Sem favor algum, insere-se Como deixei de ser Deus
entre os (poucos) livros realmente inovadores publicados no país
na atualidade. Maciel detona o grande código, Deus,
e põe em xeque a autoridade dos discursos teológico,
filosófico, exegético e literário. Deo gratias.
O autor dialoga com a intertextualidade e, em
estilo polissêmico, imprevisível, oferece aforismos
e epifanias a leitores bem preparados para impactar novos parâmetros
literários, que põem Deus em questão. Como
deixei de ser Deus não é um livro para amebas
felizes ou o leitorado dos regozijos triunfalistas.
Até mesmo para brincar com Deus é
preciso ter competência. Einstein teve. Carl Sagan teve. Maciel
tem. Entre o lírico e o retórico, condensado em frases
e enunciados pluridiegéticos, o pensado e o irônico,
o autor estrutura uma babel com oráculos de ruínas,
coralidade de vozes múltiplas, científicas, religiosas,
seculares e profanas, datações imprecisas, desconstruções
apócrifas, filosofismos metafóricos, tudo com uma
única certeza: Deus é a grande ficção.
Maciel faz um livro perquiritivo de Deus sem
cair na escatologia, no drama triplo da crise-sentença-vindicação.
Sem elucubrações tardo-religiosas metafísicas,
teologias de bolso, opondo-se naturalmente à mentalidade
confessionalista de gueto. Sem se expor à esparrela dogmática,
à doxa dos radicalismos dominicais e dos agnósticos
do colunismo jornalístico. Sem mais um apocalipse now
ou passadiço, sem posicionar-se como um sempre chatérrimo
antichristus mysticus.
Além de passar um tsunami na estrutura
canônica do romance, com os seus tradicionais narrador(es),
personagens, coadjuvantes, ação em crescendo rumo
a um grand finale, desenvolvimento real-imaginário
com descrições manjadíssimas, criando uma leitura
lúdica como o tabuleiro de xadrez cortaziano em O jogo
da amarelinha (p.ex.) – Maciel põe o “gênero”
em pânico e, muito mais do que simplesmente inovar, propõe
uma escritura palatável, culmina um livro de leitura saborosa
posto que inteligente, sagaz, absorvente como um modess para sangrias
mentais desatadas.
Mérito próprio deste livro está
em o autor ter formulado uma questão interessante e emblemática
até agora não observada em sua fortuna crítica:
o narrador, ao deixar de ser Deus, supõe-se o homem capaz
de se assumir humano, ser mortal, o que pressupõe, por sua
vez, que Deus continue a existir, por isso Ele é como o inexistente
imprescindível, que persiste como objeto de re-flexão.

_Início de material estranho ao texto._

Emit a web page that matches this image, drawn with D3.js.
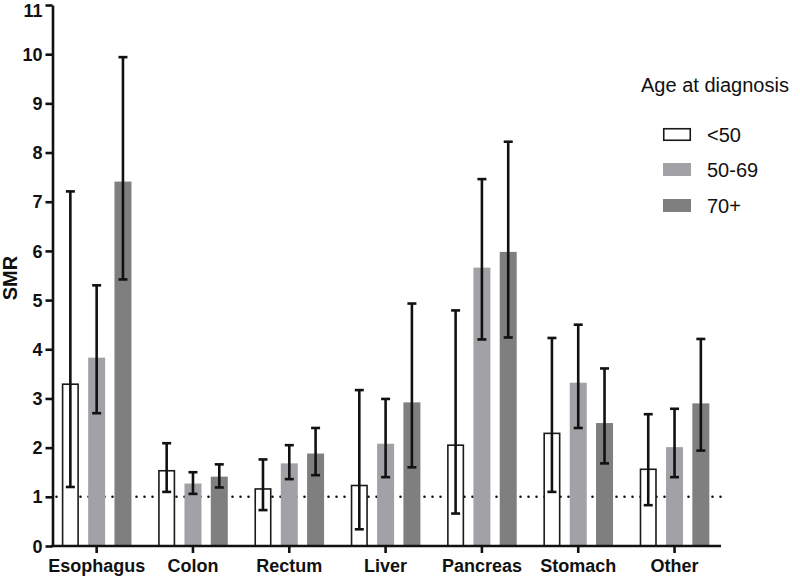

Maciel projeta-se no livro como um filosoeta
que pensa o tempo o tempo todo – o tempo em si, o tempo no
tempo, o tempo no espaço, o tempo sem física: não
me importo com as coisas perdidas mas com o tempo perdido (21) –
por enquanto este é ainda o tempo da tragédia, o tempo
das morais e das religiões (25) – o olho da memória,
com o tempo, começa a usar óculos (29) – o espírito
permanece no tempo e não no espaço. Jamais tive outro
cárcere além do meu corpo (31) – sobreviver
além do meu tempo. O tempo já não me é
tão longe de tudo (41) – o que perdi senão o
tempo? Ninguém viveu no passado, ninguém viverá
no futuro; o presente é a forma de toda vida (69) –
só o tempo chega (77) – preciso de tempo para ser breve
(79) – o tempo sempre anda mais devagar do que o pensamento.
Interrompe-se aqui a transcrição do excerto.